K.S Ravikumar’s Padayappa is a modern classic of Tamil cinema; viewing it is a family tradition unto itself. At every Diwali (the Indian festival of lights), at least one of the Tamil language television channels plays Padayappa, and families gather to watch it. My family was no exception; I could quote the punch lines from the film with ease when I was twelve years old. At the Diwali get togethers for my extended family, we would all ask the next person whether they had seen Padayappa or one of the other Diwali films that screened - everyone mostly just watched Padayappa again.
Padayappa was released in 1999, and it was a star vehicle for one of Tamil cinema’s biggest stars: Rajinikanth. Rajinikanth is a phenomenon all by himself; every movie he stars in inevitably becomes a success because the masses in rural and urban South India worship him, and he is one of the few Tamil actors to be able to get audiences in North India to watch his films.

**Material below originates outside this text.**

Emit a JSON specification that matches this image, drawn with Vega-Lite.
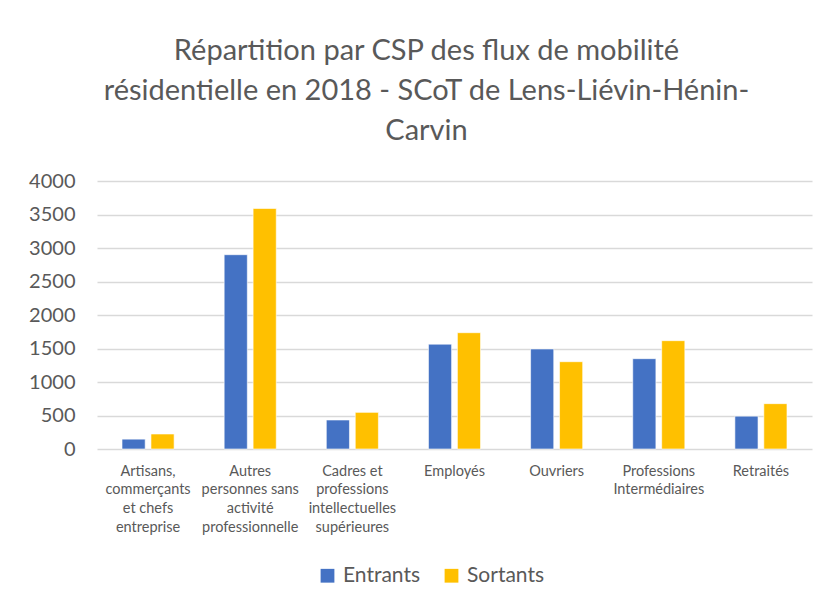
{
  "$schema": "https://vega.github.io/schema/vega-lite/v6.json",
  "width": 715,
  "height": 268,
  "autosize": {"type": "none"},
  "padding": {"left": 97, "top": 181, "right": 25, "bottom": 159},
  "background": "white",
  "title": {
    "text": ["Répartition par CSP des flux de mobilité", "résidentielle en 2018 - SCoT de Lens-Liévin-Hénin-", "Carvin"],
    "fontSize": 29,
    "font": "Lato",
    "fontWeight": "normal",
    "color": "#595959",
    "lineHeight": 40,
    "anchor": "middle",
    "dx": -28,
    "offset": 25
  },
  "data": {
    "values": [
      {"csp": "Artisans, commerçants et chefs entreprise", "serie": "Entrants", "valeur": 147},
      {"csp": "Artisans, commerçants et chefs entreprise", "serie": "Sortants", "valeur": 224},
      {"csp": "Autres personnes sans activité professionnelle", "serie": "Entrants", "valeur": 2900},
      {"csp": "Autres personnes sans activité professionnelle", "serie": "Sortants", "valeur": 3590},
      {"csp": "Cadres et professions intellectuelles supérieures", "serie": "Entrants", "valeur": 433},
      {"csp": "Cadres et professions intellectuelles supérieures", "serie": "Sortants", "valeur": 547},
      {"csp": "Employés", "serie": "Entrants", "valeur": 1565},
      {"csp": "Employés", "serie": "Sortants", "valeur": 1736},
      {"csp": "Ouvriers", "serie": "Entrants", "valeur": 1493},
      {"csp": "Ouvriers", "serie": "Sortants", "valeur": 1303},
      {"csp": "Professions Intermédiaires", "serie": "Entrants", "valeur": 1348},
      {"csp": "Professions Intermédiaires", "serie": "Sortants", "valeur": 1617},
      {"csp": "Retraités", "serie": "Entrants", "valeur": 490},
      {"csp": "Retraités", "serie": "Sortants", "valeur": 677}
    ]
  },
  "mark": {"type": "bar", "stroke": "white", "strokeWidth": 0.6},
  "encoding": {
    "x": {
      "field": "csp",
      "type": "nominal",
      "sort": null,
      "title": null,
      "scale": {"paddingInner": 0.49, "paddingOuter": 0.245},
      "axis": {
        "labelAngle": 0,
        "labelFont": "Lato",
        "labelFontSize": 14.5,
        "labelColor": "#595959",
        "labelLineHeight": 18.7,
        "labelPadding": 15,
        "labelLimit": 0,
        "ticks": false,
        "domain": false,
        "labelExpr": "datum.value == 'Artisans, commerçants et chefs entreprise' ? ['Artisans,', 'commerçants', 'et chefs', 'entreprise'] : datum.value == 'Autres personnes sans activité professionnelle' ? ['Autres', 'personnes sans', 'activité', 'professionnelle'] : datum.value == 'Cadres et professions intellectuelles supérieures' ? ['Cadres et', 'professions', 'intellectuelles', 'supérieures'] : datum.value == 'Professions Intermédiaires' ? ['Professions', 'Intermédiaires'] : datum.value"
      }
    },
    "xOffset": {
      "field": "serie",
      "type": "nominal",
      "scale": {"paddingInner": 0.2, "paddingOuter": 0}
    },
    "y": {
      "field": "valeur",
      "type": "quantitative",
      "title": null,
      "scale": {"domain": [0, 4000]},
      "axis": {
        "values": [0, 500, 1000, 1500, 2000, 2500, 3000, 3500, 4000],
        "format": "d",
        "labelFont": "Lato",
        "labelFontSize": 20,
        "labelColor": "#595959",
        "labelPadding": 22,
        "ticks": false,
        "domain": false,
        "gridColor": "#d9d9d9",
        "gridWidth": 1.5
      }
    },
    "color": {
      "field": "serie",
      "type": "nominal",
      "title": null,
      "scale": {"domain": ["Entrants", "Sortants"], "range": ["#4472c4", "#ffc000"]},
      "legend": {
        "orient": "none",
        "legendX": 220,
        "legendY": 384,
        "direction": "horizontal",
        "symbolType": "square",
        "symbolSize": 190,
        "symbolStrokeWidth": 0,
        "labelFont": "Lato",
        "labelFontSize": 21,
        "labelColor": "#595959",
        "labelOffset": 5,
        "columnPadding": 20
      }
    }
  },
  "config": {
    "view": {"stroke": null}
  }
}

The story follows Padayappa (Rajinikanth), an engineer who comes back home for his sister’s wedding. Marrying within the family is a common practice in rural India, and his sister is getting married to her cousin Suryaprakash (Nasser). Suryaprakash’s sister Neelambari (Ramya Krishna) falls in love with Padayappa, but Padayappa’s heart lies with Neelambari’s maid Vasundhara (Soundarya). Neelambari sets out to get Padayappa any which way she can, even if it means eliminating Vasundhara – and that’s just one plot line (as is characteristic of most Indian films that adhere to the masala formula of throwing in action, comedy, drama and melodrama into one big pot and mixing it all up), Padayappa also features a rags-to-riches story, an attempt at cross-generational revenge, and a couple of raging bulls.

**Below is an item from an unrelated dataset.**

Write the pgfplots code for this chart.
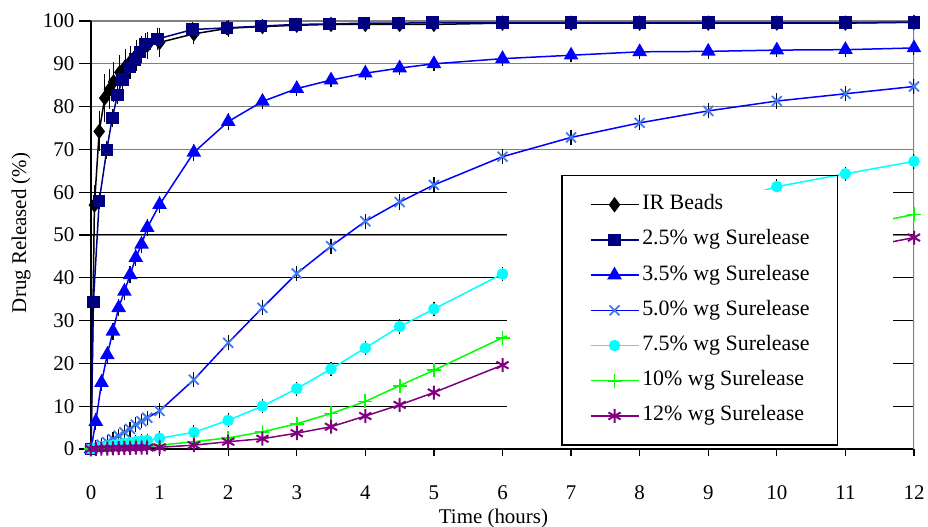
\documentclass[border=0pt]{standalone}
\usepackage{pgfplots}
\pgfplotsset{compat=1.18}
\usepackage{fontspec}
\setmainfont{Liberation Serif}
\definecolor{navyc}{HTML}{000080}
\definecolor{bluec}{HTML}{0000FF}
\definecolor{xblue}{HTML}{3D7BF5}
\definecolor{cyanc}{HTML}{00FFFF}
\definecolor{greenc}{HTML}{00FF00}
\definecolor{purplec}{HTML}{800080}
\pgfplotsset{
  sIR/.style={color=black, line width=1.5bp, mark=diamond*, mark size=6.5bp, mark options={solid, fill=black}},
  sA/.style={color=navyc, line width=1.5bp, mark=square*, mark size=5.5bp, mark options={solid, fill=navyc}},
  sB/.style={color=bluec, line width=1.5bp, mark=triangle*, mark size=7bp, mark options={solid, fill=bluec}},
  sC/.style={color=bluec, line width=1.5bp, mark=x, mark size=7bp, mark options={solid, draw=xblue, line width=1.8bp}},
  sD/.style={color=cyanc, line width=1.5bp, mark=*, mark size=5bp, mark options={solid, fill=cyanc}},
  sE/.style={color=greenc, line width=1.5bp, mark=+, mark size=7bp, mark options={solid, line width=1.8bp}},
  sF/.style={color=purplec, line width=1.5bp, mark=asterisk, mark size=7bp, mark options={solid, line width=2bp}},
  eb/.style={error bars/.cd, y dir=both, y explicit,
    error bar style={black, line width=1bp, solid},
    error mark options={black, line width=1.2bp, mark size=5bp}},
}
\begin{document}
\begin{tikzpicture}
\path[use as bounding box] (-91bp,-78bp) rectangle (837bp,449bp);
\begin{axis}[
  at={(0,0)}, anchor=south west,
  scale only axis, width=823bp, height=428bp,
  xmin=0, xmax=12, ymin=0, ymax=100,
  xtick={0,...,12}, ytick={0,10,...,100},
  axis x line*=bottom, axis y line*=left,
  axis line style={black, line width=1.5bp},
  tick align=outside,
  xtick style={black, line width=1.2bp, /pgfplots/major tick length=7bp},
  ytick style={black, line width=1.2bp, /pgfplots/major tick length=12bp},
  ymajorgrids, major grid style={gray, line width=1.2bp},
  extra y ticks={10,20,30,40,50,60}, extra y tick labels={},
  extra y tick style={grid=major, major grid style={black, line width=1bp}},
  /pgf/number format/assume math mode=true,
  tick label style={font=\fontsize{21}{25}\selectfont},
  xticklabel style={yshift=-29bp},
  yticklabel style={xshift=-9bp},
  label style={font=\fontsize{21}{25}\selectfont},
  xlabel={Time (hours)},
  ylabel={Drug Released (\%)},
  xlabel style={at={(axis description cs:0.489,0)}, anchor=north, inner sep=0pt, yshift=-60bp},
  ylabel style={at={(axis description cs:-0.073,0.505)}, anchor=south, inner sep=0pt},
  legend style={at={(rel axis cs:0.5711,0.6402)}, anchor=north west,
    draw=black, line width=1.5bp, fill=none,
    font=\fontsize{22}{26}\selectfont,
    inner xsep=28bp, inner ysep=19bp,
    row sep=15.2bp, column sep=3bp,
    nodes={inner sep=0pt, text height=15bp, text depth=5bp}},
  legend cell align=left,
  legend image post style={line width=1.5bp},
  legend image code/.code={
    \draw[mark repeat=2,mark phase=2,#1] plot coordinates {(0bp,0bp) (24bp,0bp) (48bp,0bp)};
  },
]
\addlegendimage{sIR}
\addlegendimage{sA}
\addlegendimage{sB}
\addlegendimage{sC}
\addlegendimage{sD}
\addlegendimage{sE}
\addlegendimage{sF}
\draw[gray, line width=1.5bp] (axis cs:12,0) -- (axis cs:12,100);

% IR Beads
\addplot[sIR, forget plot, eb] coordinates {
 (0,0) +- (0,0)
 (0.05,57) +- (0,3.5)
 (0.12,74.2) +- (0,3.5)
 (0.2,82) +- (0,4.5)
 (0.27,84) +- (0,3.5)
 (0.33,85.8) +- (0,3.5)
 (0.42,88) +- (0,3)
 (0.5,89.3) +- (0,3)
 (0.58,90.6) +- (0,2.5)
 (0.66,92) +- (0,2.5)
 (0.74,93.3) +- (0,2)
 (0.82,94.3) +- (0,2)
 (1,95) +- (0,2.2)
 (1.5,97) +- (0,1.3)
 (2,98.3) +- (0,0.8)
 (2.5,98.7) +- (0,0.5)
 (3,99) +- (0,0.5)
 (3.5,99.2) +- (0,0.4)
 (4,99.2) +- (0,0.4)
 (4.5,99.2) +- (0,0.4)
 (5,99.2) +- (0,0.4)
 (6,99.5) +- (0,0.3)
 (7,99.5) +- (0,0.3)
 (8,99.5) +- (0,0.3)
 (9,99.5) +- (0,0.3)
 (10,99.5) +- (0,0.3)
 (11,99.5) +- (0,0.3)
 (12,99.7) +- (0,0.3)
};
% 2.5%
\addplot[sA, forget plot, eb] coordinates {
 (0,0) +- (0,0)
 (0.035,34.3) +- (0,0.8)
 (0.12,58) +- (0,0.8)
 (0.23,69.9) +- (0,1)
 (0.31,77.3) +- (0,1)
 (0.385,82.7) +- (0,1)
 (0.46,86.3) +- (0,1.5)
 (0.57,89.2) +- (0,1.5)
 (0.64,91) +- (0,1.5)
 (0.715,92.7) +- (0,1.5)
 (0.79,94.6) +- (0,1.5)
 (0.97,95.8) +- (0,1.5)
 (1.48,98) +- (0,0.6)
 (1.98,98.4) +- (0,0.5)
 (2.48,98.8) +- (0,0.3)
 (2.98,99.2) +- (0,0.3)
 (3.48,99.3) +- (0,0.3)
 (3.98,99.5) +- (0,0.3)
 (4.48,99.5) +- (0,0.3)
 (4.98,99.6) +- (0,0.3)
 (6,99.6) +- (0,0.3)
 (7,99.6) +- (0,0.3)
 (8,99.6) +- (0,0.3)
 (9,99.6) +- (0,0.3)
 (10,99.6) +- (0,0.3)
 (11,99.6) +- (0,0.3)
 (12,99.7) +- (0,0.3)
};
% 3.5%
\addplot[sB, forget plot, eb] coordinates {
 (0,0) +- (0,0)
 (0.07,6.4) +- (0,0.8)
 (0.153,15.5) +- (0,0.8)
 (0.237,22) +- (0,0.8)
 (0.32,27.5) +- (0,0.8)
 (0.403,33) +- (0,0.8)
 (0.487,36.8) +- (0,0.8)
 (0.57,40.7) +- (0,0.8)
 (0.653,44.7) +- (0,0.8)
 (0.737,47.8) +- (0,0.8)
 (0.82,51.7) +- (0,0.8)
 (1,57.1) +- (0,0.8)
 (1.5,69.3) +- (0,0.8)
 (2,76.5) +- (0,0.8)
 (2.5,81.2) +- (0,0.6)
 (3,84.2) +- (0,0.5)
 (3.5,86.2) +- (0,0.5)
 (4,87.8) +- (0,0.5)
 (4.5,89) +- (0,0.5)
 (5,90) +- (0,0.5)
 (6,91.2) +- (0,0.5)
 (7,92) +- (0,0.5)
 (8,92.8) +- (0,0.5)
 (9,92.9) +- (0,0.5)
 (10,93.2) +- (0,0.5)
 (11,93.3) +- (0,0.5)
 (12,93.7) +- (0,0.5)
};
% 5.0%
\addplot[sC, forget plot, eb] coordinates {
 (0,0) +- (0,0)
 (0.07,0.5) +- (0,0.5)
 (0.153,1.0) +- (0,0.5)
 (0.237,1.6) +- (0,0.5)
 (0.32,2.3) +- (0,0.5)
 (0.403,3.1) +- (0,0.5)
 (0.487,3.9) +- (0,0.5)
 (0.57,4.7) +- (0,0.5)
 (0.653,5.7) +- (0,0.5)
 (0.737,6.5) +- (0,0.5)
 (0.82,7.3) +- (0,0.5)
 (1,8.9) +- (0,0.6)
 (1.5,16.2) +- (0,0.6)
 (2,24.8) +- (0,0.6)
 (2.5,33) +- (0,0.6)
 (3,41) +- (0,0.6)
 (3.5,47.4) +- (0,0.6)
 (4,53.2) +- (0,0.6)
 (4.5,57.7) +- (0,0.6)
 (5,61.7) +- (0,0.6)
 (6,68.3) +- (0,0.6)
 (7,72.8) +- (0,0.6)
 (8,76.2) +- (0,0.6)
 (9,79) +- (0,0.6)
 (10,81.3) +- (0,0.6)
 (11,83) +- (0,0.6)
 (12,84.7) +- (0,0.6)
};
% 7.5%  (points at 7, 8, 9 h lie under the legend)
\addplot[sD, forget plot, mark indices={1,2,3,4,5,6,7,8,9,10,11,12,13,14,15,16,17,18,19,20,21,25,26,27}, eb] coordinates {
 (0,0) +- (0,0)
 (0.07,0.3) +- (0,0.4)
 (0.153,0.5) +- (0,0.4)
 (0.237,0.7) +- (0,0.4)
 (0.32,0.9) +- (0,0.4)
 (0.403,1.1) +- (0,0.4)
 (0.487,1.3) +- (0,0.4)
 (0.57,1.5) +- (0,0.4)
 (0.653,1.7) +- (0,0.4)
 (0.737,1.9) +- (0,0.4)
 (0.82,2.0) +- (0,0.4)
 (1,2.5) +- (0,0.5)
 (1.5,3.9) +- (0,0.5)
 (2,6.7) +- (0,0.5)
 (2.5,10) +- (0,0.5)
 (3,14.1) +- (0,0.5)
 (3.5,18.7) +- (0,0.5)
 (4,23.6) +- (0,0.5)
 (4.5,28.6) +- (0,0.5)
 (5,32.7) +- (0,0.5)
 (6,40.9) +- (0,0.5)
 (7,46.2) +- (0,0.5)
 (8,51.5) +- (0,0.5)
 (9,56.5) +- (0,0.5)
 (10,61.3) +- (0,0.5)
 (11,64.3) +- (0,0.5)
 (12,67.2) +- (0,0.5)
};
% 10%  (points at 7 to 11 h lie under the legend)
\addplot[sE, forget plot, mark indices={1,2,3,4,5,6,7,8,9,10,11,12,13,14,15,16,17,18,19,20,21,27}, eb] coordinates {
 (0,0) +- (0,0)
 (0.07,0.1) +- (0,0.3)
 (0.153,0.15) +- (0,0.3)
 (0.237,0.2) +- (0,0.3)
 (0.32,0.3) +- (0,0.3)
 (0.403,0.35) +- (0,0.3)
 (0.487,0.4) +- (0,0.3)
 (0.57,0.5) +- (0,0.3)
 (0.653,0.6) +- (0,0.3)
 (0.737,0.7) +- (0,0.3)
 (0.82,0.75) +- (0,0.3)
 (1,0.9) +- (0,0.4)
 (1.5,1.7) +- (0,0.4)
 (2,2.6) +- (0,0.4)
 (2.5,4.0) +- (0,0.4)
 (3,5.9) +- (0,0.4)
 (3.5,8.3) +- (0,0.4)
 (4,11.1) +- (0,0.4)
 (4.5,14.8) +- (0,0.4)
 (5,18.4) +- (0,0.4)
 (6,26) +- (0,0.4)
 (7,32) +- (0,0.4)
 (8,38) +- (0,0.4)
 (9,43.5) +- (0,0.4)
 (10,48) +- (0,0.4)
 (11,51.6) +- (0,0.4)
 (12,54.8) +- (0,0.4)
};
% 12%  (points at 7 to 11 h lie under the legend)
\addplot[sF, forget plot, mark indices={1,2,3,4,5,6,7,8,9,10,11,12,13,14,15,16,17,18,19,20,21,27}, eb] coordinates {
 (0,0) +- (0,0)
 (0.07,0.05) +- (0,0.3)
 (0.153,0.1) +- (0,0.3)
 (0.237,0.1) +- (0,0.3)
 (0.32,0.15) +- (0,0.3)
 (0.403,0.2) +- (0,0.3)
 (0.487,0.2) +- (0,0.3)
 (0.57,0.25) +- (0,0.3)
 (0.653,0.3) +- (0,0.3)
 (0.737,0.3) +- (0,0.3)
 (0.82,0.35) +- (0,0.3)
 (1,0.4) +- (0,0.3)
 (1.5,0.9) +- (0,0.4)
 (2,1.7) +- (0,0.4)
 (2.5,2.4) +- (0,0.4)
 (3,3.7) +- (0,0.4)
 (3.5,5.2) +- (0,0.4)
 (4,7.7) +- (0,0.4)
 (4.5,10.3) +- (0,0.4)
 (5,13.2) +- (0,0.4)
 (6,19.6) +- (0,0.4)
 (7,25.5) +- (0,0.4)
 (8,31) +- (0,0.4)
 (9,36.5) +- (0,0.4)
 (10,41.5) +- (0,0.4)
 (11,46.3) +- (0,0.4)
 (12,49.4) +- (0,0.4)
};
\fill[white] (axis cs:6.06,0.45) rectangle (axis cs:11.69,60.5);
\legend{IR Beads, 2.5\% wg Surelease, 3.5\% wg Surelease, 5.0\% wg Surelease, 7.5\% wg Surelease, 10\% wg Surelease, 12\% wg Surelease}
\end{axis}
\end{tikzpicture}
\end{document}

Kollywood films, the Tamil analogue to Hindi’s Bollywood, are known for their incessant hero-worship; their heroes possess ultra-righteous values that they always abide by and they are able to say witty punch lines on command that reflect this righteousness. They are also known for their black and white depictions of good and evil, where “good” is paired with God-fearing tradition and “evil” with a lack of those “good” traits. Padayappa is no exception to this formula.

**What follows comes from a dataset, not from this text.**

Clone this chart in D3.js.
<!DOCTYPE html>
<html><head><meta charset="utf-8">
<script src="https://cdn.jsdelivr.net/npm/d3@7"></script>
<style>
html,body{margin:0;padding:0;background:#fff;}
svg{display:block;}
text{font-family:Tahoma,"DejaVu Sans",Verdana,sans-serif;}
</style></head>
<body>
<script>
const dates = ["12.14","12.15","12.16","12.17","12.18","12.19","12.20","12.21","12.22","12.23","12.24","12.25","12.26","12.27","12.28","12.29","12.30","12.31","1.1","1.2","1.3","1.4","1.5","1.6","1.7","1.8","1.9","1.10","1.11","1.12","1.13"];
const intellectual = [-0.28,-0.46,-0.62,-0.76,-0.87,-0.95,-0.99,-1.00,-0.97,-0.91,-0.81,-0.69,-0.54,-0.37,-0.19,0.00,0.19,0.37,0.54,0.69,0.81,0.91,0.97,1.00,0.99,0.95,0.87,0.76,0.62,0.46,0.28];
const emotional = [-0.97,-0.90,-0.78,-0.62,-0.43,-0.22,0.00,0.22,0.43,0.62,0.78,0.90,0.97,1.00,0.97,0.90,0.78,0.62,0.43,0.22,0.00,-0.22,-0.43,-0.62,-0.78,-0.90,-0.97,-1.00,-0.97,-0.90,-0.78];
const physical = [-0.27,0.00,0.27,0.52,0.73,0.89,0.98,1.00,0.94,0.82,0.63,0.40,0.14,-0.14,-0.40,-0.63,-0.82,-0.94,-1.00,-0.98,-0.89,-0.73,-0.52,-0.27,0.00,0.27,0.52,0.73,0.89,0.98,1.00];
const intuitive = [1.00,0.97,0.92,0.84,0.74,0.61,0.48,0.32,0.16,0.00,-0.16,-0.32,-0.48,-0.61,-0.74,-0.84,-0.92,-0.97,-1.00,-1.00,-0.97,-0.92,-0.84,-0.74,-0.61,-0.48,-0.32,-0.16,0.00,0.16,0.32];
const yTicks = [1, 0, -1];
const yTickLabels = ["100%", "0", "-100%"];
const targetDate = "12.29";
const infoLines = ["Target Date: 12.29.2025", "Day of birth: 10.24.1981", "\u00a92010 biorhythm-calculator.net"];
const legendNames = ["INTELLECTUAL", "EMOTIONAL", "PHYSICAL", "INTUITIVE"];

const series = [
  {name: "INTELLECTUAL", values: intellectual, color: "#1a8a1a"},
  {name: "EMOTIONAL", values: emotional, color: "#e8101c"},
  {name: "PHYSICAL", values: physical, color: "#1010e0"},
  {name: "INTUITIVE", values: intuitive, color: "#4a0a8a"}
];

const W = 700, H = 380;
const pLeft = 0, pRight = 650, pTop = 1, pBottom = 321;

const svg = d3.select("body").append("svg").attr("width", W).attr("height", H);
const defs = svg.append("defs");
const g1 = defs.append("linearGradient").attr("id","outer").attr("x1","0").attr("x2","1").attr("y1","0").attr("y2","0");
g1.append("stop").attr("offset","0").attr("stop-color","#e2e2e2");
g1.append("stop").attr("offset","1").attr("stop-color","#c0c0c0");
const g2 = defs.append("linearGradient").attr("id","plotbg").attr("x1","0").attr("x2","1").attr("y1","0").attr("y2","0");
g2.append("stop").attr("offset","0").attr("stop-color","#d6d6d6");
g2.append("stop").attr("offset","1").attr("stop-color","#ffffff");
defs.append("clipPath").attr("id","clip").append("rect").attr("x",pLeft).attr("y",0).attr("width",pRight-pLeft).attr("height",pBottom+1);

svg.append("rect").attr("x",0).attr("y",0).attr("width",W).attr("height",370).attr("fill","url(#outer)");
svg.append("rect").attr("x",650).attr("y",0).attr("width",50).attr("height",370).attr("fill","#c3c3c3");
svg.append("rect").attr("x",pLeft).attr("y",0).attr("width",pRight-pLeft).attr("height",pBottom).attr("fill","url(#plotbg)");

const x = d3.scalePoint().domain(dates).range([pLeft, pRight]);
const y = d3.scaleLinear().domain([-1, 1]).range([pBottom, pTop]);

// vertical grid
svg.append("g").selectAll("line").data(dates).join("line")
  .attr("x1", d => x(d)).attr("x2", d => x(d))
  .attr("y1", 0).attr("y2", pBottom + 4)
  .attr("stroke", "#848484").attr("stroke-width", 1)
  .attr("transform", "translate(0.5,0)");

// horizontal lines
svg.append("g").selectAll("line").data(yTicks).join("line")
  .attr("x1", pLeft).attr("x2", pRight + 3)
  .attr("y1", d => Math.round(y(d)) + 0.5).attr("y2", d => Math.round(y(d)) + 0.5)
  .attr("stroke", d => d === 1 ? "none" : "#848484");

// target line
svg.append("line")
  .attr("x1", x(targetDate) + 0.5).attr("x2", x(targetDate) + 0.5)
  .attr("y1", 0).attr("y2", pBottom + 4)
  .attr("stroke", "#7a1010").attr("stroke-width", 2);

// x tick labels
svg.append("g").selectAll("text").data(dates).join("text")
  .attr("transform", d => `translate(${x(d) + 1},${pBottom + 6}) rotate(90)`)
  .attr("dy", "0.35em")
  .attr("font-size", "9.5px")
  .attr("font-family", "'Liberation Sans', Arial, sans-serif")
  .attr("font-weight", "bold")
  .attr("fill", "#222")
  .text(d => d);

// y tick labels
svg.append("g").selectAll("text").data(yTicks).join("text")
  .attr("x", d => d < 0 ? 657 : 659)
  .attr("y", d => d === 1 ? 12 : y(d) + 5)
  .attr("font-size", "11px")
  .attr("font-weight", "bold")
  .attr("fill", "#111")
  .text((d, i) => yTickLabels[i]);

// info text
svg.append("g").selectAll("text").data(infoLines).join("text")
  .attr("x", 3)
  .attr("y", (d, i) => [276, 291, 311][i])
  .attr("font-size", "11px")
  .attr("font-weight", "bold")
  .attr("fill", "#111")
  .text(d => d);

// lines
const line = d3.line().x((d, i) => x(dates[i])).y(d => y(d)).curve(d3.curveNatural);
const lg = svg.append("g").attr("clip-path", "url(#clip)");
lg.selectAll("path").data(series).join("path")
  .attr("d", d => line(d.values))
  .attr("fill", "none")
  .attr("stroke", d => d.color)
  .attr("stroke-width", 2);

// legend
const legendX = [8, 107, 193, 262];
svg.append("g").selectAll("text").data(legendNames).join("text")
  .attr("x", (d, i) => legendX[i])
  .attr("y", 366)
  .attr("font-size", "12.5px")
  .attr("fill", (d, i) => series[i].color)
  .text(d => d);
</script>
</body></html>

In the film, Padayappa’s immediate family is beholden to the tradition of consent in marriage as a result of a past tragedy. Neelambari’s family, on the other hand, does not care for consent; both Neelambari and Suryaprakash never consider what the wishes of their intended spouses are for the course of their relationships. India being the patriarchy that it is, Padayappa gets to resist Neelambari’s advances and Suryaprakash gets to flout the village’s custom of declaring the legitimacy of his marriage in front of the village deity. It is its strict adherence to tradition and custom that puts Padayappa and his family on the good side of fate, and fate operates in ways that echo Greek drama in the film (especially in the scene where gusts of wind blow into Padayappa’s former mansion right at the moment when he is supposed to sign over his remaining wealth). What the Kollywood formula whitewashes in the depiction of its heroes is any sense of realism; the question of class in Padayappa is never explicitly mentioned apart from Neelambari’s jabs at Vasundhara, even though it’s quite clear that Padayappa is doing something quite unconventional by marrying a maid. Padayappa is good in every sense of the word.
Watching the film again after a long time, I was reminded of how good a traditional Kollywood film can be if done right. The industry is going through a churning phase where independent producers and up-and-coming actors from a variety of diverse backgrounds are pushing established stars and directors to the side; they’re dispensing with the formula altogether and experimenting with the form instead: Tamil cinema saw its first time-travel film released in June of this year. The three-hour behemoth has stagnated; it remains successful with the right team and with a hit soundtrack, but it is less of a sure thing. Padayappa harkens back to a time when the Tamil film audience wasn’t exposed to world cinema on the scale at which it is now, when directors could rip off popular Hollywood movies and not be caught with their pants down, when all you needed was a larger than life hero who could grab a snake by its neck and stop a bull in its tracks. I’m glad that Kollywood is evolving as an industry and I don’t lament the decline of the formula film, but there will always be Tamil classics like Padayappa, Avvai Shanmughi, Arunachalam and Baasha that remain close to my heart. It must be nostalgia; I doubt that anyone from a different culture will be able to see the appeal of those movies, but in that respect I suppose it’s a bit like soul food: warm and comforting, it fills you up and exhausts you, all at the same time.